Wales

Eos Welsh music copyright tribunal to consider decision

A radio presenter at her console
Image caption Radio Cymru had to drop a lot of its music popular music for six weeks

A decision on how much the BBC should pay to broadcast Welsh-language music is due within weeks as a copyright tribunal ends in Caernarfon.

Eos, an agency for some Welsh music producers, wants to raise the fee for the use of their work to £1.5m a year.

At an interim hearing in April, the tribunal ordered the BBC to continue paying Eos £120,000 a year.

The dispute forced BBC Radio Cymru to drop much of its most popular music and cut its broadcast hours for six weeks.

The three members of the tribunal sitting at Caernarfon Crown Court will issue a written judgment within the next few weeks.

The judgment will state the value the tribunal has decided to place on the Eos repertoire, as well as some of the conditions relating to the duration and renegotiation of the licence.

BBC head of Welsh language programmes Sian Gwynedd told the hearing earlier this week that the temporary ban on playing music by Eos artists earlier this year had been the biggest crisis Radio Cymru had ever faced.

Eos musicians including Bryn Fon and Dewi Pws Morris were in the tribunal room on Friday to hear the closing submissions made by barristers acting on behalf of Eos and the BBC.

Image caption Eos was formed when its members became unhappy with a reduction in PRS royalty payments

Gwion Lewis, for Eos, said the "future of a music culture" was in the hands of the tribunal, and repeated Eos's belief that the BBC should pay an annual fee of £1.5m for the right to broadcast their members' work.

Mr Lewis said the figure took into account what Eos believes to be the "premium" value of the works, which were produced by a relatively small number of composers and broadcast primarily by one radio station, BBC Radio Cymru.

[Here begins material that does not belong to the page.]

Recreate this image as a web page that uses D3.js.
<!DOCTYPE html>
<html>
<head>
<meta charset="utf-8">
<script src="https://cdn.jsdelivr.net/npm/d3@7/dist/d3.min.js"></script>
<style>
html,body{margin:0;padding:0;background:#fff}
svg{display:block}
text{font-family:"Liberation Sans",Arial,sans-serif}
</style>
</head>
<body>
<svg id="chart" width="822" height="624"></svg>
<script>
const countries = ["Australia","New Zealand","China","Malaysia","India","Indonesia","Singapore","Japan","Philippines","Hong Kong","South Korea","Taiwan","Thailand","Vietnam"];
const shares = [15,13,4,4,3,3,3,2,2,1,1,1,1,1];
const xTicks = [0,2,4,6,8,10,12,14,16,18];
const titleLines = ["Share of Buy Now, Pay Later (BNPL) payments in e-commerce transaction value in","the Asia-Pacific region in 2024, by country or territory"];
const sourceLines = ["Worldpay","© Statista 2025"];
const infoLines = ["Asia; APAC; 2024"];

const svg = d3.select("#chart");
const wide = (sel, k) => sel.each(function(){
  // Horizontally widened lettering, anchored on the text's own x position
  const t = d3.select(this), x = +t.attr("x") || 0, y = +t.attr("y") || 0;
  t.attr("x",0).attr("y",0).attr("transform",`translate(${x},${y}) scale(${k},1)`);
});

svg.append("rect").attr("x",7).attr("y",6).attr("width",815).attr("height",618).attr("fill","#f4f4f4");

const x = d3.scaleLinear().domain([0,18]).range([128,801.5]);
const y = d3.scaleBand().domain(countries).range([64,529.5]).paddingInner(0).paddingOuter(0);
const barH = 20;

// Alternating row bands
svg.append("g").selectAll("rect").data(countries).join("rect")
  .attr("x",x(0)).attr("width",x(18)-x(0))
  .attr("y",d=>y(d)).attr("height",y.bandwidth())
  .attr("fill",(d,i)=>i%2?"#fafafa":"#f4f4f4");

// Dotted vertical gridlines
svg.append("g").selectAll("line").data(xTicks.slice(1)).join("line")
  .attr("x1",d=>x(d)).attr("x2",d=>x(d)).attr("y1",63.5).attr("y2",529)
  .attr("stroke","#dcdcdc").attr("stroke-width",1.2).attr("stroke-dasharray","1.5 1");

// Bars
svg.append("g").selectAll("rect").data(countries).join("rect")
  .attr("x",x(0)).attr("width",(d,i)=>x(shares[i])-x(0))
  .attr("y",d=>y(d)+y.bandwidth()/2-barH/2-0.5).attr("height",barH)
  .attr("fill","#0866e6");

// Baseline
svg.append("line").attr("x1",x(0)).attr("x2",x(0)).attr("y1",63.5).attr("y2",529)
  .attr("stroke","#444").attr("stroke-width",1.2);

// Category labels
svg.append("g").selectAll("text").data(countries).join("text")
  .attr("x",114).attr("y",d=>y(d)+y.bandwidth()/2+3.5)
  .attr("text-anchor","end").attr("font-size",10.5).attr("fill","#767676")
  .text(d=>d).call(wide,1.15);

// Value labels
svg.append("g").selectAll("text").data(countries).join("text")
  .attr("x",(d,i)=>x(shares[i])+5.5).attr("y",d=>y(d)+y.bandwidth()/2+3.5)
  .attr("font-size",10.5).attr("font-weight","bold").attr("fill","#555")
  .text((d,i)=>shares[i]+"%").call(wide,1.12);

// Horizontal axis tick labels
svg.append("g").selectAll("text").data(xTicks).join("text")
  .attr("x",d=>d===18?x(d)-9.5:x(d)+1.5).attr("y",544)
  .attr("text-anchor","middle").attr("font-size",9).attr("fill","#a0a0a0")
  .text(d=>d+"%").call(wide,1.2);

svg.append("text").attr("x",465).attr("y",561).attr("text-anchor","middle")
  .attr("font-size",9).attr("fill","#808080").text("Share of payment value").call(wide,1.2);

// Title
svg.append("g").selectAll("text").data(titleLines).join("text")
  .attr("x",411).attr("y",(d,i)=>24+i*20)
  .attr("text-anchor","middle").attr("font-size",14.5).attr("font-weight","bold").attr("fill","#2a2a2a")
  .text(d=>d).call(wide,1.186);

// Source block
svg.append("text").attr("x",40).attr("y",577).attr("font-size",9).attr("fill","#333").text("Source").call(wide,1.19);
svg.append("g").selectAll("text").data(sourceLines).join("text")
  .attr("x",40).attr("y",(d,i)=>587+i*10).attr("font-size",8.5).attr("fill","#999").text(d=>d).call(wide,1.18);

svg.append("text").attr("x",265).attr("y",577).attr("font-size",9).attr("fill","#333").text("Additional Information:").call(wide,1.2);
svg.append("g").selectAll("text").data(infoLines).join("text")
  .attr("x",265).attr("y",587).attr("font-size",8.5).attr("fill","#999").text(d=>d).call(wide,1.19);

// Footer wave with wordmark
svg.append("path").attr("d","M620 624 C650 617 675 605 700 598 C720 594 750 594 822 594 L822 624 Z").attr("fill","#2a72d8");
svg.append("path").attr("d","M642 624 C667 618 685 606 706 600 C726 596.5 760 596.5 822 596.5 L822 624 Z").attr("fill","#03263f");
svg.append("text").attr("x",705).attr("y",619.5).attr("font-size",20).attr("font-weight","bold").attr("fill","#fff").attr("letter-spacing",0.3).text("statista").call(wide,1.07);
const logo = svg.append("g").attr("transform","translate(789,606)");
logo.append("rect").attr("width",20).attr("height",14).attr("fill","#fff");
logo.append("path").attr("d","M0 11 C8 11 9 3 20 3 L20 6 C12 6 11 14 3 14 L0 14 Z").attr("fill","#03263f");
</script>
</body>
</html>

Mr Lewis added that the BBC's public service remit meant it had to support minority languages in the UK, and that Radio Cymru was under an obligation to do more than "hold a mirror" up to the Welsh-language music industry.

Mr Lewis said the BBC was "not wishing to put its money where its mouth is" when it came to its obligations for supporting the industry.

'Market rate'

Lindsay Lane, for the BBC, said the corporation wanted to pay an annual fee of no more than £100,000 to access the Eos repertoire, claiming that even this sum was a "mark-up" on the true value of the music when compared to the market rate.

Ms Lane added that there was "no justification" for the fee being proposed by Eos, and that there was "no coherent framework" for Eos's approach to deciding an appropriate fee.

She said the BBC realised the importance of Welsh-language music to Radio Cymru listeners, and that the station supports and invests in the industry in a variety of ways.